**Prompt**.
Stop after the line that contains "fig.text(17 / W, 1"; until then, restate each line of the entries word for word from the very first.

**Data**.
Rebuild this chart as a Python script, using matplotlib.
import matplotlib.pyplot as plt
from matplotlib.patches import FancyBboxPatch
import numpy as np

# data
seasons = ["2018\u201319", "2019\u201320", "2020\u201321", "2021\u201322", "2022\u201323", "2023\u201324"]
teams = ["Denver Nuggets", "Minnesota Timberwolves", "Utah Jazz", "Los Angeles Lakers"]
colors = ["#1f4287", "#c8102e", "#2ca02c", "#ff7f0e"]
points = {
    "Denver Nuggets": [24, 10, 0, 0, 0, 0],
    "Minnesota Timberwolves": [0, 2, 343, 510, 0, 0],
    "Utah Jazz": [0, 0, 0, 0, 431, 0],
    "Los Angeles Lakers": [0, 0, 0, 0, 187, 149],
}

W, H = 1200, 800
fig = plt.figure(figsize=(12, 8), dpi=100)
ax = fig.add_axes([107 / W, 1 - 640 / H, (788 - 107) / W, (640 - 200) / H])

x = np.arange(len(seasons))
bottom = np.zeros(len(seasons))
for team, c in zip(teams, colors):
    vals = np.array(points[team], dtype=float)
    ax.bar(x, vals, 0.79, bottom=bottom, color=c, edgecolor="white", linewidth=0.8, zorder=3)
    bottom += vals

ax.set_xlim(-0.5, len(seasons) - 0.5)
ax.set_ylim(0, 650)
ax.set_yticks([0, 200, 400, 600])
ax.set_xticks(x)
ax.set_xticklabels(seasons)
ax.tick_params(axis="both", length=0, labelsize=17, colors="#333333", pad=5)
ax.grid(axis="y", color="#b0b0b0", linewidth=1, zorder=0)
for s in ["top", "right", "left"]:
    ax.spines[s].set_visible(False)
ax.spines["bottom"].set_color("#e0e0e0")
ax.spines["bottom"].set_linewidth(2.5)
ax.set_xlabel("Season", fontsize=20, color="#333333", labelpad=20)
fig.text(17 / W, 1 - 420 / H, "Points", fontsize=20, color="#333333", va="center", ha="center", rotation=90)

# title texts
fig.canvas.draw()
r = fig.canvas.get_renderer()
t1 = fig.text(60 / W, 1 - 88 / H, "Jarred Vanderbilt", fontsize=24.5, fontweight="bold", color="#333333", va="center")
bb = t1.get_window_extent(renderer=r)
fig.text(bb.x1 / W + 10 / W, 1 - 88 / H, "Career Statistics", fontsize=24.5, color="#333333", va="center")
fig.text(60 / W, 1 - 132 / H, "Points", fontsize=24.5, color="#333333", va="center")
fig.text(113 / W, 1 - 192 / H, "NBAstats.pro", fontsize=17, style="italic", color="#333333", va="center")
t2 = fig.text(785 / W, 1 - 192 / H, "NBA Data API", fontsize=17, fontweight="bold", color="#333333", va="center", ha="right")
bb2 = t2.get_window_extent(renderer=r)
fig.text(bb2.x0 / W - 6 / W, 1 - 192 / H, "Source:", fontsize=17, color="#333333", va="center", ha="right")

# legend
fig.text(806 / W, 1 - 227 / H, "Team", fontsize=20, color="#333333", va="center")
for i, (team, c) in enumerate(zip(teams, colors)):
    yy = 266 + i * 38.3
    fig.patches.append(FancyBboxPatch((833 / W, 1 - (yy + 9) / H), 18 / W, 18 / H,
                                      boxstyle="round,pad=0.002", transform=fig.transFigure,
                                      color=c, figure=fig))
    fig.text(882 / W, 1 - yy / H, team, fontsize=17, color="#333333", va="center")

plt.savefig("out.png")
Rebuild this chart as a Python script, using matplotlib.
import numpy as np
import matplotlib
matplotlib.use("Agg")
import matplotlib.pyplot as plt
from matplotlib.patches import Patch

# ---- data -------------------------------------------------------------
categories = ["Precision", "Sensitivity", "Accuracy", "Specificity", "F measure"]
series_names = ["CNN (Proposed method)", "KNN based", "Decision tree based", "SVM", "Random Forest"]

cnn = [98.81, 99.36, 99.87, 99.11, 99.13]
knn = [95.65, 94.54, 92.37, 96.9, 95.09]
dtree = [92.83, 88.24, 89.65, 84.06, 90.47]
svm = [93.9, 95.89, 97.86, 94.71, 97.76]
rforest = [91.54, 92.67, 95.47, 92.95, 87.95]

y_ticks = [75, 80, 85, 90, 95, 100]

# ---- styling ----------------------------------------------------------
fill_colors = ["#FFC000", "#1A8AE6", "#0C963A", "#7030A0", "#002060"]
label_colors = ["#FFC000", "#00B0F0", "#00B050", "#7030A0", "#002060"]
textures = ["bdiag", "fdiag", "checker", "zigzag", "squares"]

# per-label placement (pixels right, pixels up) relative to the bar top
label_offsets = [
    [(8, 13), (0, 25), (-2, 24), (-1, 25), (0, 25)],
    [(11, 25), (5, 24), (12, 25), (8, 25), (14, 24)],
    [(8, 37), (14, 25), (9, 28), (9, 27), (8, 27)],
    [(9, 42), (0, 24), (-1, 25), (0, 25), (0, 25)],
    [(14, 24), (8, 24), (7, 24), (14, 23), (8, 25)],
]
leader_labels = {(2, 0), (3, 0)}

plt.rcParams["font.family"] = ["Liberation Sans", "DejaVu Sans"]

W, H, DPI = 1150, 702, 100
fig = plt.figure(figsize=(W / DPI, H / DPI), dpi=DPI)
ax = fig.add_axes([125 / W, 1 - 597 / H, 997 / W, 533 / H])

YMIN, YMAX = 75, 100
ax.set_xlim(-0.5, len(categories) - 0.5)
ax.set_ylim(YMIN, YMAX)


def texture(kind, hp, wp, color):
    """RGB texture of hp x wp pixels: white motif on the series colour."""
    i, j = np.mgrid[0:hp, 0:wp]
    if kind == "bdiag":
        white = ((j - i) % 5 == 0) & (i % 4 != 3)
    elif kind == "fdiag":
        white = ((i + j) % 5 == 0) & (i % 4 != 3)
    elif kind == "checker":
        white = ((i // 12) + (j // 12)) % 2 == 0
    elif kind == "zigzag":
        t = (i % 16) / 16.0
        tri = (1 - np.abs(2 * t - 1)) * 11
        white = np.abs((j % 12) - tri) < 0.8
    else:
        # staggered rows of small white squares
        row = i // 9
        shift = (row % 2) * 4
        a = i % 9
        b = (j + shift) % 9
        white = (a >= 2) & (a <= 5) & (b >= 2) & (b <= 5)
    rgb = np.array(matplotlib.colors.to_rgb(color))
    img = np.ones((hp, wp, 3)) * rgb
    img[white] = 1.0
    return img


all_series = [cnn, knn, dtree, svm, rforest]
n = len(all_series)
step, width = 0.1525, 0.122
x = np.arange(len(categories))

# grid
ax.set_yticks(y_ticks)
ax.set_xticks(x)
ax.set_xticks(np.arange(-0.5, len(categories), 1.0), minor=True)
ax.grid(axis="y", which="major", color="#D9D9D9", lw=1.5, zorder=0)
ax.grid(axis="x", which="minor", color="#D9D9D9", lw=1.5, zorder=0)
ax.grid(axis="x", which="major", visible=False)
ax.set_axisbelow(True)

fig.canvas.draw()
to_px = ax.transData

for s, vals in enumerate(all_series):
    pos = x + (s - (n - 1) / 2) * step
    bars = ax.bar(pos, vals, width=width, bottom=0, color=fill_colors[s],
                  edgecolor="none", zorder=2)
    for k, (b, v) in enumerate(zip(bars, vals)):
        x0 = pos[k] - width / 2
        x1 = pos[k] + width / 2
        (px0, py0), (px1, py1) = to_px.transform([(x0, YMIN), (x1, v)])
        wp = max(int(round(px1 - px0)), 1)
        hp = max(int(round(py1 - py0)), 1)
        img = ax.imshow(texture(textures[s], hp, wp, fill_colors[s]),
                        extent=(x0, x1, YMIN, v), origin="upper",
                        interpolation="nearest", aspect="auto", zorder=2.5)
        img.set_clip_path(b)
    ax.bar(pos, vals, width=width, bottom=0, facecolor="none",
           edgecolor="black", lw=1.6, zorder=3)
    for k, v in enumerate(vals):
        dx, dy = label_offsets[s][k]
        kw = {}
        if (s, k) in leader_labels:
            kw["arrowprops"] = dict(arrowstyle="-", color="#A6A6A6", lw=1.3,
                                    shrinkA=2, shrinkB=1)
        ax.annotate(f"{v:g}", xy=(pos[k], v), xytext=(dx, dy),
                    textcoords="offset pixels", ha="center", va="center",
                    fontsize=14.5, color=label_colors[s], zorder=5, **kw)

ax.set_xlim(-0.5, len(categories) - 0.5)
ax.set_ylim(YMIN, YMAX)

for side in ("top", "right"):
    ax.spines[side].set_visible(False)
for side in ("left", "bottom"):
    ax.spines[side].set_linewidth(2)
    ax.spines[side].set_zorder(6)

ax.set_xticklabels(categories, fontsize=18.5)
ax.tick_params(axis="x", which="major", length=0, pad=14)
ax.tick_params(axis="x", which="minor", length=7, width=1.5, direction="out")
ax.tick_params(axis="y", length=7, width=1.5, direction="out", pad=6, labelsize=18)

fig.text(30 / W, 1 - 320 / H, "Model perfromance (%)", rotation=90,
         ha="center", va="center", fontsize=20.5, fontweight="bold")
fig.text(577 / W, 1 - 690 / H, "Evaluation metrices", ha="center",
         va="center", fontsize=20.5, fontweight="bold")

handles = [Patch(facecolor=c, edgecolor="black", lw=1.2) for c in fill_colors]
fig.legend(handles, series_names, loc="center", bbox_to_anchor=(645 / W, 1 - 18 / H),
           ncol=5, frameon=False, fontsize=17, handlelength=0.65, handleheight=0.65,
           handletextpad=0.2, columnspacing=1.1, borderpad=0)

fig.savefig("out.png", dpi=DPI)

**Problem solution**.
Rebuild this chart as a Python script, using matplotlib.
import matplotlib.pyplot as plt
from matplotlib.patches import FancyBboxPatch
import numpy as np

# data
seasons = ["2018\u201319", "2019\u201320", "2020\u201321", "2021\u201322", "2022\u201323", "2023\u201324"]
teams = ["Denver Nuggets", "Minnesota Timberwolves", "Utah Jazz", "Los Angeles Lakers"]
colors = ["#1f4287", "#c8102e", "#2ca02c", "#ff7f0e"]
points = {
    "Denver Nuggets": [24, 10, 0, 0, 0, 0],
    "Minnesota Timberwolves": [0, 2, 343, 510, 0, 0],
    "Utah Jazz": [0, 0, 0, 0, 431, 0],
    "Los Angeles Lakers": [0, 0, 0, 0, 187, 149],
}

W, H = 1200, 800
fig = plt.figure(figsize=(12, 8), dpi=100)
ax = fig.add_axes([107 / W, 1 - 640 / H, (788 - 107) / W, (640 - 200) / H])

x = np.arange(len(seasons))
bottom = np.zeros(len(seasons))
for team, c in zip(teams, colors):
    vals = np.array(points[team], dtype=float)
    ax.bar(x, vals, 0.79, bottom=bottom, color=c, edgecolor="white", linewidth=0.8, zorder=3)
    bottom += vals

ax.set_xlim(-0.5, len(seasons) - 0.5)
ax.set_ylim(0, 650)
ax.set_yticks([0, 200, 400, 600])
ax.set_xticks(x)
ax.set_xticklabels(seasons)
ax.tick_params(axis="both", length=0, labelsize=17, colors="#333333", pad=5)
ax.grid(axis="y", color="#b0b0b0", linewidth=1, zorder=0)
for s in ["top", "right", "left"]:
    ax.spines[s].set_visible(False)
ax.spines["bottom"].set_color("#e0e0e0")
ax.spines["bottom"].set_linewidth(2.5)
ax.set_xlabel("Season", fontsize=20, color="#333333", labelpad=20)
fig.text(17 / W, 1 - 420 / H, "Points", fontsize=20, color="#333333", va="center", ha="center", rotation=90)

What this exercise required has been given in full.